East India

Was India a protectorate under the British East India Co’s rule?
I know when the British East India company was in India, they had a lot of influence there.
Was India considered a protectorate, then made into a colony after Britian took over completely?
I do not think India was ever a protectorate
The company’s encounters with foreign competitors eventually required it to assemble its own military and administrative departments, thereby becoming an imperial power in its own right, though the British government began to reign it in by the late eighteenth century. Before Parliament created a government-controlled policy-making body with the Regulating Act of 1773 and the India Act eleven years later, shareholders’ meetings made decisions about Britain’s de facto colonies in the East. The British government took away the Company’s monopoly in 1813, and after 1834 it worked as the government’s agency until the 1857 India Mutiny when the Colonial Office took full control. The East India Company went out of existence in 1873.
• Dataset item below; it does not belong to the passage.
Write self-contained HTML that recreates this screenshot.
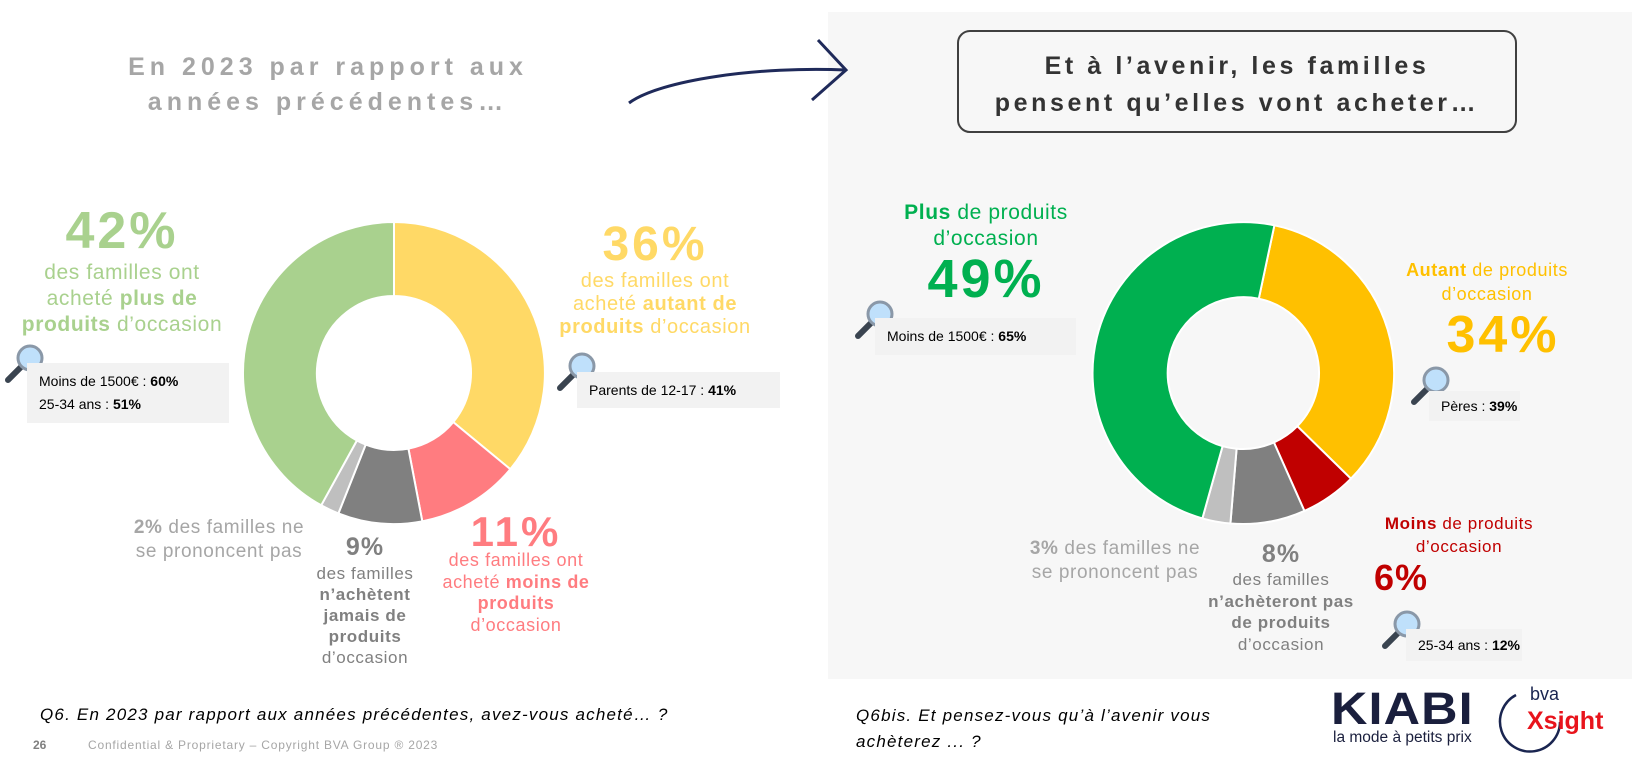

During its heyday, the East India Company not only established trade through Asia and the Middle East but also effectively became of the ruler of territories vastly larger than the United Kingdrom itself. In addition, it also created, rather than conquered, colonies. Singapore, for example, was an island with very few Malay inhabitants in 1819 when Sir Stamford Raffles purchased it for the Company from their ruler, the Sultan of Johor, and created what eventually became one of the world’s greatest trans-shipment ports.
http://www.victorianweb.org/history/empire/eic.html
The Company saw the rise of its fortunes, and its transformation from a trading venture to a ruling enterprise, when one of its military officials, Robert Clive, defeated the forces of the Nawab of Bengal, Siraj-ud-daulah , at the Battle of Plassey in 1757. A few years later the Company acquired the right to collect revenues on behalf of the Mughal Emperor, but the initial years of its administration were calamitous for the people of Bengal. The Company’s servants were largely a rapacious and self-aggrandizing lot, and the plunder of Bengal left the formerly rich province in a state of utter destitution. The famine of 1769-70, which the Company’s policies did nothing to alleviate, may have taken the lives of as many as a third of the population. The Company, despite the increase in trade and the revenues coming in from other sources, found itself burdened with massive military expenditures, and its destruction seemed imminent. State intervention put the ailing Company back on its feet, and Lord North’s India Bill, also known as the Regulating Act of 1773, provided for greater parliamentary control over the affairs of the Company, besides placing India under the rule of a Governor-General.
The annexation of native states, harsh revenue policies, and the plight of the Indian peasantry all contributed to the Rebellion of 1857-58, referred to previously as the Sepoy Mutiny. In 1858 the East India Company was dissolved, despite a valiant defense of its purported achievements by John Stuart Mill, and the administration of India became the responsibility of the Crown.